### AIM
Copy out the listing that follows exactly, dropping every picture.

### SOURCE MATERIAL
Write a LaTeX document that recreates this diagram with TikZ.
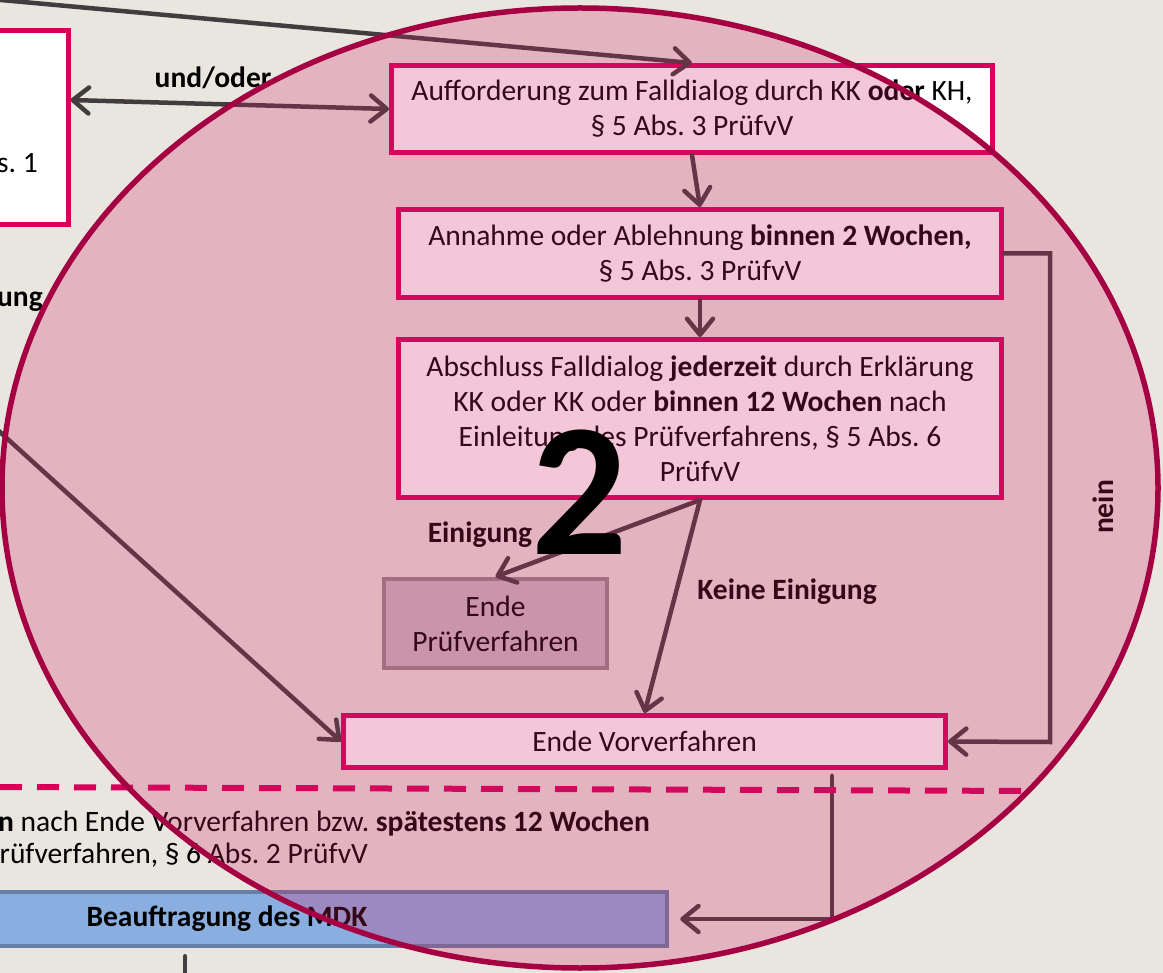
\documentclass[tikz,border=0pt]{standalone}
\usepackage{fontspec}
\setmainfont{Carlito}
\usetikzlibrary{arrows.meta,positioning}
\frenchspacing

\definecolor{bgcol}{RGB}{233,230,224}
\definecolor{boxmag}{RGB}{214,0,90}
\definecolor{arrowcol}{RGB}{66,60,62}
\definecolor{ellfill}{RGB}{210,30,100}
\definecolor{ellline}{RGB}{165,0,65}
\definecolor{greyfill}{RGB}{200,190,194}
\definecolor{greyline}{RGB}{147,138,141}
\definecolor{mdkfill}{RGB}{138,174,224}
\definecolor{mdkline}{RGB}{100,128,168}

\begin{document}
\begin{tikzpicture}[x=1pt, y=-1pt,
  flowbox/.style={draw=boxmag, fill=white, line width=5pt, rectangle, align=center, inner sep=2pt, font=\fontsize{29.5}{35}\selectfont},
  greybox/.style={flowbox, draw=greyline, fill=greyfill, line width=4.5pt},
  mdkbox/.style={flowbox, draw=mdkline, fill=mdkfill, line width=4.5pt},
  note/.style={font=\fontsize{29.5}{35}\selectfont\bfseries, inner sep=0pt},
  plain/.style={font=\fontsize{29.5}{35}\selectfont, inner sep=0pt},
  arrow/.style={->, >={Straight Barb[length=16pt,width=26pt,round]}, line width=4.5pt, draw=arrowcol, line cap=round}
]
\useasboundingbox (0,0) rectangle (1163,973);
\clip (0,0) rectangle (1163,973);
\fill[bgcol] (0,0) rectangle (1163,973);

% boxes
\node[flowbox, minimum width=366, minimum height=194] (leftbox) at (-115,127.5) {};
\node[flowbox, minimum width=601, minimum height=87] (auff) at (692,109)
  {Aufforderung zum Falldialog durch KK \textbf{oder} KH,\\ § 5 Abs. 3 PrüfvV};
\node[flowbox, minimum width=603, minimum height=88] (annahme) at (700,253.5)
  {Annahme oder Ablehnung \textbf{binnen 2 Wochen,}\\ § 5 Abs. 3 PrüfvV};
\node[flowbox, minimum width=603, minimum height=158] (abschluss) at (700,418.5)
  {Abschluss Falldialog \textbf{jederzeit} durch Erklärung\\ KK oder KK oder \textbf{binnen 12 Wochen} nach\\ Einleitung des Prüfverfahrens, § 5 Abs. 6\\ PrüfvV};
\node[greybox, minimum width=223, minimum height=89] (endepv) at (495.5,623.5) {Ende\\ Prüfverfahren};
\node[flowbox, minimum width=602, minimum height=52] (endevv) at (644.5,741.5) {Ende Vorverfahren};
\node[mdkbox, minimum width=880, minimum height=54] (mdk) at (227,919) {\textbf{Beauftragung des MDK}};

% texts
\node[plain, anchor=east] (abs1) at (38,163) {s. 1};
\node[note, anchor=east] (ung) at (43,302) {ung};
\node[note] (undoder) at (213,78) {und/oder};
\node[note] (einigung) at (480,535) {Einigung};
\node[note] (keine) at (787,592) {Keine Einigung};
\node[note, rotate=90] (nein) at (1103,507) {nein};
\node[plain, anchor=east] (frist1) at (650,823) {\textbf{n} nach Ende Vorverfahren bzw. \textbf{spätestens 12 Wochen}};
\node[plain, anchor=east] (frist2) at (368,855) {rüfverfahren, § 6 Abs. 2 PrüfvV};

% connectors
\coordinate (topin) at (-10,-1);
\coordinate (leftin) at (-10,423);
\coordinate (neincorner) at (1050,742);
\coordinate (mdkcorner) at (832,921);
\draw[arrow] (topin) -- (auff.north);
\draw[arrow, <->] ([yshift=27.5pt]leftbox.east) -- (auff.west);
\draw[arrow] (auff.south) -- (annahme.north);
\draw[arrow] (annahme.south) -- (abschluss.north);
\draw[arrow] (abschluss.south) -- (endepv.north);
\draw[arrow] (abschluss.south) -- (endevv.north);
\draw[arrow] (annahme.east) -| (neincorner) -- (endevv.east);
\draw[arrow] (leftin) -- (endevv.west);
\draw[arrow, shorten <=6pt, shorten >=11pt] (endevv.south -| mdkcorner) |- (mdk.east);
\draw[arrow, -] ([xshift=-42pt, yshift=-8pt]mdk.south) -- ++(0,30);

% separator
\draw[boxmag, line width=6pt, dash pattern=on 22pt off 15pt] (0,787) -- (1035,791);

% overlay
\fill[ellfill, fill opacity=0.25] (580,488) ellipse [x radius=578pt, y radius=480pt];
\draw[ellline, line width=5.5pt] (580,488) ellipse [x radius=578pt, y radius=480pt];
\node[font=\fontsize{190}{190}\selectfont\bfseries, inner sep=0pt] (zwei) at (580,492) {2};
\end{tikzpicture}
\end{document}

### TASK ANSWER
Write a LaTeX document that recreates this diagram with TikZ.
\documentclass[tikz,border=0pt]{standalone}
\usepackage{fontspec}
\setmainfont{Carlito}
\usetikzlibrary{arrows.meta,positioning}
\frenchspacing

\definecolor{bgcol}{RGB}{233,230,224}
\definecolor{boxmag}{RGB}{214,0,90}
\definecolor{arrowcol}{RGB}{66,60,62}
\definecolor{ellfill}{RGB}{210,30,100}
\definecolor{ellline}{RGB}{165,0,65}
\definecolor{greyfill}{RGB}{200,190,194}
\definecolor{greyline}{RGB}{147,138,141}
\definecolor{mdkfill}{RGB}{138,174,224}
\definecolor{mdkline}{RGB}{100,128,168}

\begin{document}
\begin{tikzpicture}[x=1pt, y=-1pt,
  flowbox/.style={draw=boxmag, fill=white, line width=5pt, rectangle, align=center, inner sep=2pt, font=\fontsize{29.5}{35}\selectfont},
  greybox/.style={flowbox, draw=greyline, fill=greyfill, line width=4.5pt},
  mdkbox/.style={flowbox, draw=mdkline, fill=mdkfill, line width=4.5pt},
  note/.style={font=\fontsize{29.5}{35}\selectfont\bfseries, inner sep=0pt},
  plain/.style={font=\fontsize{29.5}{35}\selectfont, inner sep=0pt},
  arrow/.style={->, >={Straight Barb[length=16pt,width=26pt,round]}, line width=4.5pt, draw=arrowcol, line cap=round}
]
\useasboundingbox (0,0) rectangle (1163,973);
\clip (0,0) rectangle (1163,973);
\fill[bgcol] (0,0) rectangle (1163,973);

% boxes
\node[flowbox, minimum width=366, minimum height=194] (leftbox) at (-115,127.5) {};
\node[flowbox, minimum width=601, minimum height=87] (auff) at (692,109)
  {Aufforderung zum Falldialog durch KK \textbf{oder} KH,\\ § 5 Abs. 3 PrüfvV};
\node[flowbox, minimum width=603, minimum height=88] (annahme) at (700,253.5)
  {Annahme oder Ablehnung \textbf{binnen 2 Wochen,}\\ § 5 Abs. 3 PrüfvV};
\node[flowbox, minimum width=603, minimum height=158] (abschluss) at (700,418.5)
  {Abschluss Falldialog \textbf{jederzeit} durch Erklärung\\ KK oder KK oder \textbf{binnen 12 Wochen} nach\\ Einleitung des Prüfverfahrens, § 5 Abs. 6\\ PrüfvV};
\node[greybox, minimum width=223, minimum height=89] (endepv) at (495.5,623.5) {Ende\\ Prüfverfahren};
\node[flowbox, minimum width=602, minimum height=52] (endevv) at (644.5,741.5) {Ende Vorverfahren};
\node[mdkbox, minimum width=880, minimum height=54] (mdk) at (227,919) {\textbf{Beauftragung des MDK}};

% texts
\node[plain, anchor=east] (abs1) at (38,163) {s. 1};
\node[note, anchor=east] (ung) at (43,302) {ung};
\node[note] (undoder) at (213,78) {und/oder};
\node[note] (einigung) at (480,535) {Einigung};
\node[note] (keine) at (787,592) {Keine Einigung};
\node[note, rotate=90] (nein) at (1103,507) {nein};
\node[plain, anchor=east] (frist1) at (650,823) {\textbf{n} nach Ende Vorverfahren bzw. \textbf{spätestens 12 Wochen}};
\node[plain, anchor=east] (frist2) at (368,855) {rüfverfahren, § 6 Abs. 2 PrüfvV};

% connectors
\coordinate (topin) at (-10,-1);
\coordinate (leftin) at (-10,423);
\coordinate (neincorner) at (1050,742);
\coordinate (mdkcorner) at (832,921);
\draw[arrow] (topin) -- (auff.north);
\draw[arrow, <->] ([yshift=27.5pt]leftbox.east) -- (auff.west);
\draw[arrow] (auff.south) -- (annahme.north);
\draw[arrow] (annahme.south) -- (abschluss.north);
\draw[arrow] (abschluss.south) -- (endepv.north);
\draw[arrow] (abschluss.south) -- (endevv.north);
\draw[arrow] (annahme.east) -| (neincorner) -- (endevv.east);
\draw[arrow] (leftin) -- (endevv.west);
\draw[arrow, shorten <=6pt, shorten >=11pt] (endevv.south -| mdkcorner) |- (mdk.east);
\draw[arrow, -] ([xshift=-42pt, yshift=-8pt]mdk.south) -- ++(0,30);

% separator
\draw[boxmag, line width=6pt, dash pattern=on 22pt off 15pt] (0,787) -- (1035,791);

% overlay
\fill[ellfill, fill opacity=0.25] (580,488) ellipse [x radius=578pt, y radius=480pt];
\draw[ellline, line width=5.5pt] (580,488) ellipse [x radius=578pt, y radius=480pt];
\node[font=\fontsize{190}{190}\selectfont\bfseries, inner sep=0pt] (zwei) at (580,492) {2};
\end{tikzpicture}
\end{document}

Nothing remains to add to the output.